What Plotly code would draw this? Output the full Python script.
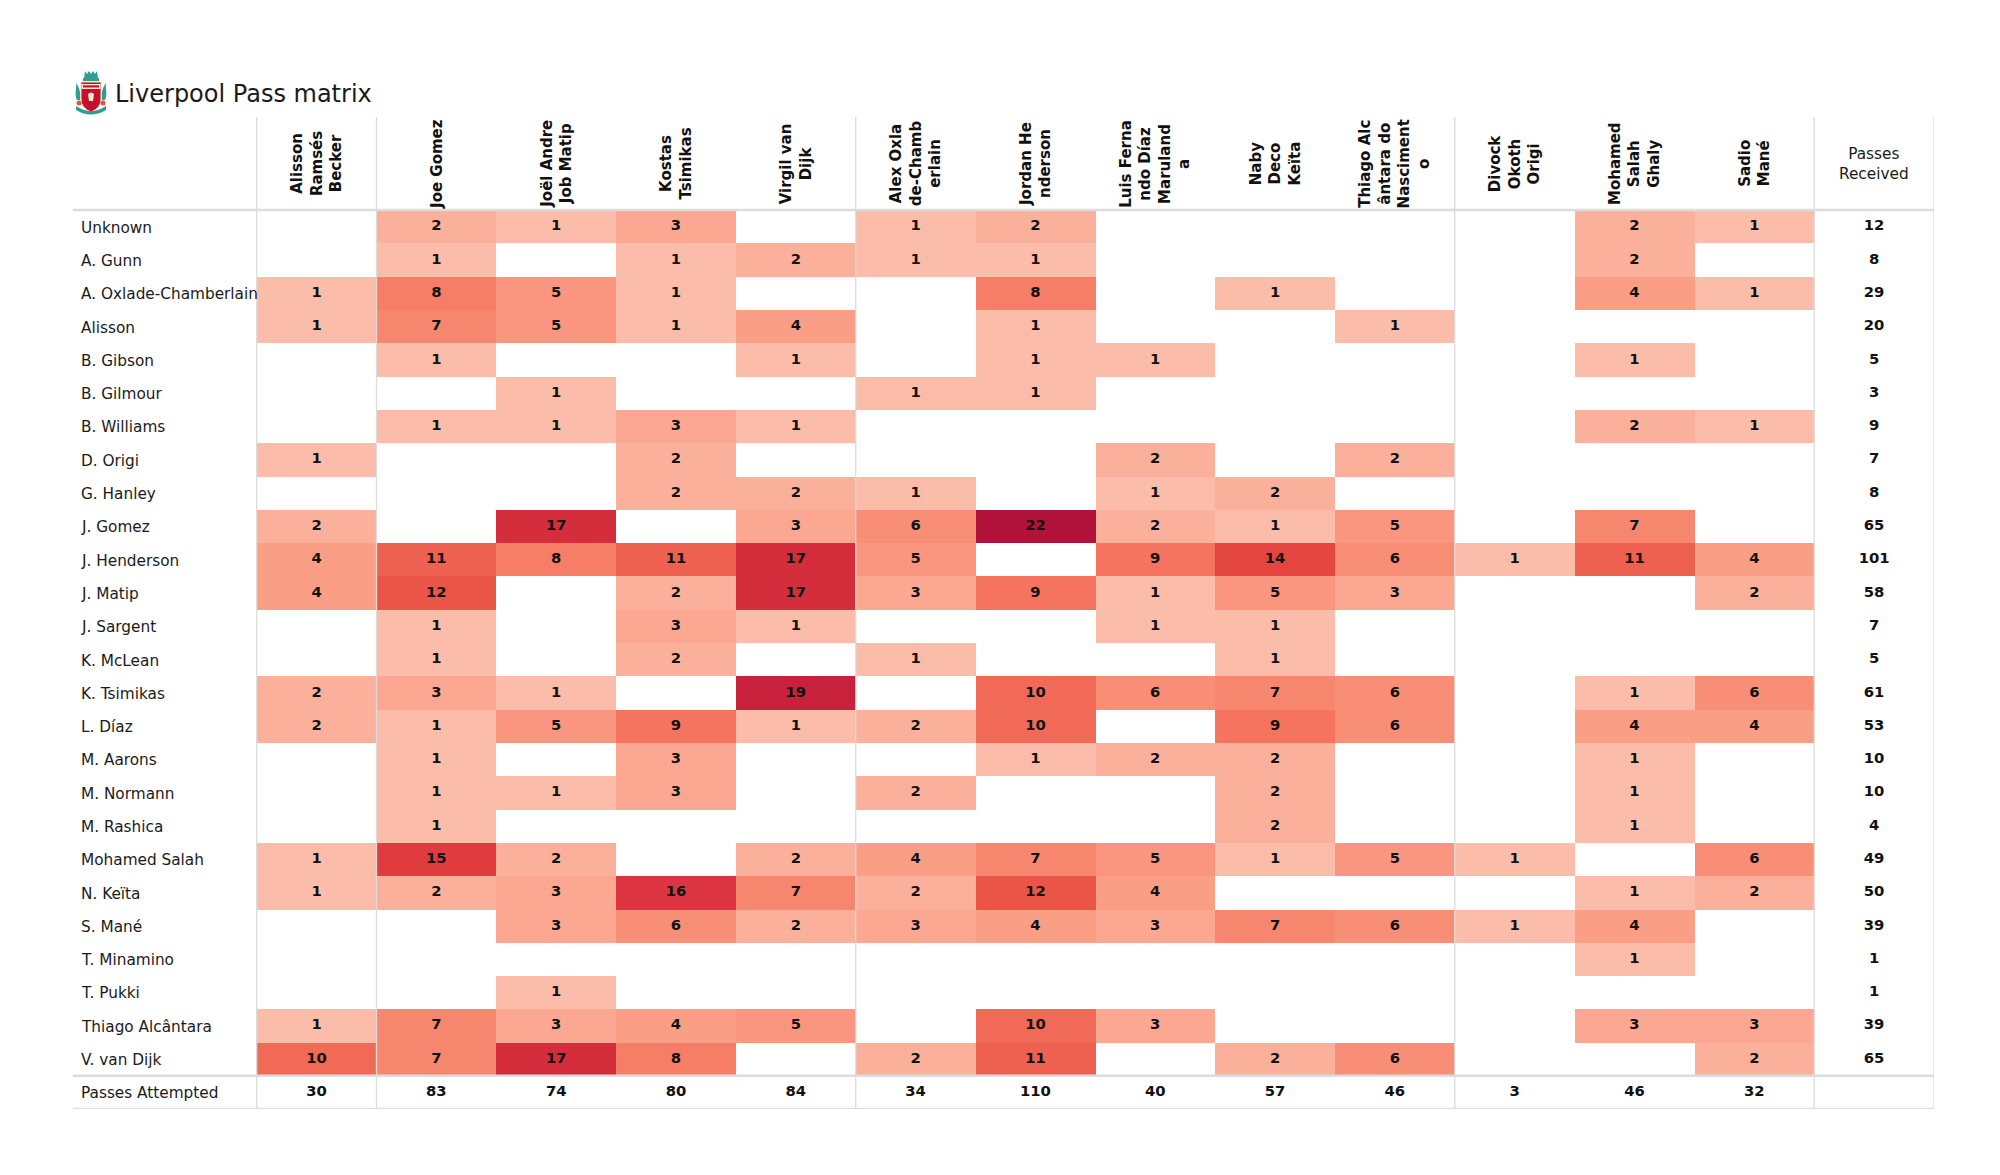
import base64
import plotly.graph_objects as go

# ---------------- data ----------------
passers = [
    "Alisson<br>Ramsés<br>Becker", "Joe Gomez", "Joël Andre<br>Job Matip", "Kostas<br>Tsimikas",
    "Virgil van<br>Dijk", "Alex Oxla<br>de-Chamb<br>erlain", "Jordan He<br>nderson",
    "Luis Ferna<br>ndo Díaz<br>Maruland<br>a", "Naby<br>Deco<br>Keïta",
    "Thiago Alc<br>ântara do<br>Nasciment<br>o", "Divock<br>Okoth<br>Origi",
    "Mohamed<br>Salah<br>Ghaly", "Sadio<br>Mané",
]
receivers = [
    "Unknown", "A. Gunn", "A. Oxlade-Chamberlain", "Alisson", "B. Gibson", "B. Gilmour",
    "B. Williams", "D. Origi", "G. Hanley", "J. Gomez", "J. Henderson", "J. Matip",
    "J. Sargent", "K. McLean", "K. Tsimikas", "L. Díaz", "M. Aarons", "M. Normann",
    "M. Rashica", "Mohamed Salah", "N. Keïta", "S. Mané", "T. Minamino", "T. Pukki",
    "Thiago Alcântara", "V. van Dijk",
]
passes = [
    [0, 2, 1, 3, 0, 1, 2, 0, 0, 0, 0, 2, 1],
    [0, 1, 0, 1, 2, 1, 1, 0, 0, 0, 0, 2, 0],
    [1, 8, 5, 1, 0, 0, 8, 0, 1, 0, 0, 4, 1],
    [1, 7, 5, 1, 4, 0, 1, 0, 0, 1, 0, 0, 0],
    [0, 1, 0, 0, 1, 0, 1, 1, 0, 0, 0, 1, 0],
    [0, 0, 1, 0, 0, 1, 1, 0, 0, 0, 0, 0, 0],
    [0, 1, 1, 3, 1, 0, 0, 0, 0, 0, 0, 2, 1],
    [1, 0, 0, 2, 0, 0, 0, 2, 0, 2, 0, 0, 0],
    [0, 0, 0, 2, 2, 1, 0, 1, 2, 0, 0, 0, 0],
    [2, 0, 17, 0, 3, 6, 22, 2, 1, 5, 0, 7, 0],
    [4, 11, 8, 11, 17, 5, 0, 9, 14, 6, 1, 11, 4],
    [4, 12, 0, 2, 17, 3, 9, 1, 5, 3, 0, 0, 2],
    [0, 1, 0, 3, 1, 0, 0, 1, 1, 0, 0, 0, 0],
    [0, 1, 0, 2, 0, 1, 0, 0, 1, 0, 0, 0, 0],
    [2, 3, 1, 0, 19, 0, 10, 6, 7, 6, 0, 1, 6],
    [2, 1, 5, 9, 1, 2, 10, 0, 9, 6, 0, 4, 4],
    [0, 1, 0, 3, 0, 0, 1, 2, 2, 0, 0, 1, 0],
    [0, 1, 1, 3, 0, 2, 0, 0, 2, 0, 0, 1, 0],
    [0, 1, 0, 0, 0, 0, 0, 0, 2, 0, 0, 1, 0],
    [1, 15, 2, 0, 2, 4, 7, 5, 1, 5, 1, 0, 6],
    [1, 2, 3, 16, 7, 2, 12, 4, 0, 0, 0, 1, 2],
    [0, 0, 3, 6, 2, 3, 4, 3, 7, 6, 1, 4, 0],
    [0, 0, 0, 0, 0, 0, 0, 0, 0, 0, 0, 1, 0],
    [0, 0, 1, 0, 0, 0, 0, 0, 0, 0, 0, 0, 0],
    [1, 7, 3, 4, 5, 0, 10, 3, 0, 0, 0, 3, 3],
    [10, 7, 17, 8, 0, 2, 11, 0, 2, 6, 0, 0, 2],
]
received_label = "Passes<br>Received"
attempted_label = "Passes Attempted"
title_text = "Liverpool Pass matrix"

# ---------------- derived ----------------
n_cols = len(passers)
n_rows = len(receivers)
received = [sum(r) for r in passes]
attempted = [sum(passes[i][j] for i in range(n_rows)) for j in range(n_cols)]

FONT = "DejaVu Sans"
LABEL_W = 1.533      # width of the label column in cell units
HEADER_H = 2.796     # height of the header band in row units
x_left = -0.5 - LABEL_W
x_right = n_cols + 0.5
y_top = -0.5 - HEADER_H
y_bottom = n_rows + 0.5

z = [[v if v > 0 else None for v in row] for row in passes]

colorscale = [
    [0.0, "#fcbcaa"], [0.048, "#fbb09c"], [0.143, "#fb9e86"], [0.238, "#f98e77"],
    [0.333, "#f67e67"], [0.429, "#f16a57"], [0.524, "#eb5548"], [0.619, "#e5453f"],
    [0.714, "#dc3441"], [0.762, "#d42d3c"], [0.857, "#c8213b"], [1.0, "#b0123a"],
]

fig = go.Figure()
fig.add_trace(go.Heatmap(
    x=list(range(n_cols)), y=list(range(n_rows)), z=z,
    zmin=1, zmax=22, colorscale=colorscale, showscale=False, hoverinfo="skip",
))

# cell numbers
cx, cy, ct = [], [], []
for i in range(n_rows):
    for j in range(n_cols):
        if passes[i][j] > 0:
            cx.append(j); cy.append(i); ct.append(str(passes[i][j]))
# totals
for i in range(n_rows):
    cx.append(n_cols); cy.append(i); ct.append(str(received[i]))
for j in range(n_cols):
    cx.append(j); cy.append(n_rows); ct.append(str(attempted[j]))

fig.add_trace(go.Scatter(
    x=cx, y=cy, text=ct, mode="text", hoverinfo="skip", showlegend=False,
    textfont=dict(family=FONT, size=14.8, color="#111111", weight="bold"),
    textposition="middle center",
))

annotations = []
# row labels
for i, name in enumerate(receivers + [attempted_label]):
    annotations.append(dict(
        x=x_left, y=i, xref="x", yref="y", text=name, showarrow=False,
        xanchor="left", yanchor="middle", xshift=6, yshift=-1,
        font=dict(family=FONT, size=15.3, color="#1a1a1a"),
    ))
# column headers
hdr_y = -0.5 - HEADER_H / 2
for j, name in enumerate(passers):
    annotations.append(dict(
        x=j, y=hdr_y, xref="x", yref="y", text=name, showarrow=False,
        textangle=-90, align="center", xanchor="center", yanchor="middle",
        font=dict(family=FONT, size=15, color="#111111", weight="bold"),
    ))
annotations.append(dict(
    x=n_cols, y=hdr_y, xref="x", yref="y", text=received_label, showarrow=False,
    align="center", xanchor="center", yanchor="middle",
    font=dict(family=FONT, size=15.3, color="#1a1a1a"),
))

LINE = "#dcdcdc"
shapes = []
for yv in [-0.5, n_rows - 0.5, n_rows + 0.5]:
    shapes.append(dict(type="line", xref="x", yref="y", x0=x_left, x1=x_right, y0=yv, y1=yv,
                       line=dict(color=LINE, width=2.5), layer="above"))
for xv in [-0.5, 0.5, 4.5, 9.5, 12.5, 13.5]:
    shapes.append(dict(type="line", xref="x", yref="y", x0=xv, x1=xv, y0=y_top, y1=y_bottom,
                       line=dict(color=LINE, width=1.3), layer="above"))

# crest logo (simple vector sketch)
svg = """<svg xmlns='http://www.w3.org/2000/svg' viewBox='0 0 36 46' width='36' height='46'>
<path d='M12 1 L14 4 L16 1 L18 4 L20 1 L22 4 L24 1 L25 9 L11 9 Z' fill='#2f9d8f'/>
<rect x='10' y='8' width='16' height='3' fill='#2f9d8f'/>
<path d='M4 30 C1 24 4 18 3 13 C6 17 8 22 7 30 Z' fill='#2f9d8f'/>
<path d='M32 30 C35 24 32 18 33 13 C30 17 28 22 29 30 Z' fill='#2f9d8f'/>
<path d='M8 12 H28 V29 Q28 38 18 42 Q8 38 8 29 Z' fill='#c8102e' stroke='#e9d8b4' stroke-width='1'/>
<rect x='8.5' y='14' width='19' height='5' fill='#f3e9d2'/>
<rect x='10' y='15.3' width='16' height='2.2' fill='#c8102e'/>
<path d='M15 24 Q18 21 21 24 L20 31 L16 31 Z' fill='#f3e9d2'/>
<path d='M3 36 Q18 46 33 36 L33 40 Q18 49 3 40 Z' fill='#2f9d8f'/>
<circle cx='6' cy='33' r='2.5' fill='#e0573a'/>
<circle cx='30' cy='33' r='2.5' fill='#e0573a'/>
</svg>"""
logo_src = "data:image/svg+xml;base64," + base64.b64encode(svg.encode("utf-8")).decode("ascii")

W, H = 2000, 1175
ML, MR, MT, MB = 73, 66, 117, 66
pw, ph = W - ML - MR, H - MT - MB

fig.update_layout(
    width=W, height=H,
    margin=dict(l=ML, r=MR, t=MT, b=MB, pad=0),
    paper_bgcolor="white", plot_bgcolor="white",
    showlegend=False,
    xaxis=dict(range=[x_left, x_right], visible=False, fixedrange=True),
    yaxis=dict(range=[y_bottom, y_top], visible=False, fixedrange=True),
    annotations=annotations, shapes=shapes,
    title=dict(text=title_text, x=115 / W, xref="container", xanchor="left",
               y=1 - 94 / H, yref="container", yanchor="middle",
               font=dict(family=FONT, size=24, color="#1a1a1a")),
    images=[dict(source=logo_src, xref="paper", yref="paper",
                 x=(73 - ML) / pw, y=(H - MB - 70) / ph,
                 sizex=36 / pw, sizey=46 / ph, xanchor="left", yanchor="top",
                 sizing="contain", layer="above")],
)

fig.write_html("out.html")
════════════════
EXERCISE GOAL
Each line from the top of the material through the line containing "import plotly.graph_objects as go" should be reproduced exactly; please drop any images.

SOLUTION TO THE EXERCISE
What Plotly code would draw this? Output the full Python script.
import base64
import plotly.graph_objects as go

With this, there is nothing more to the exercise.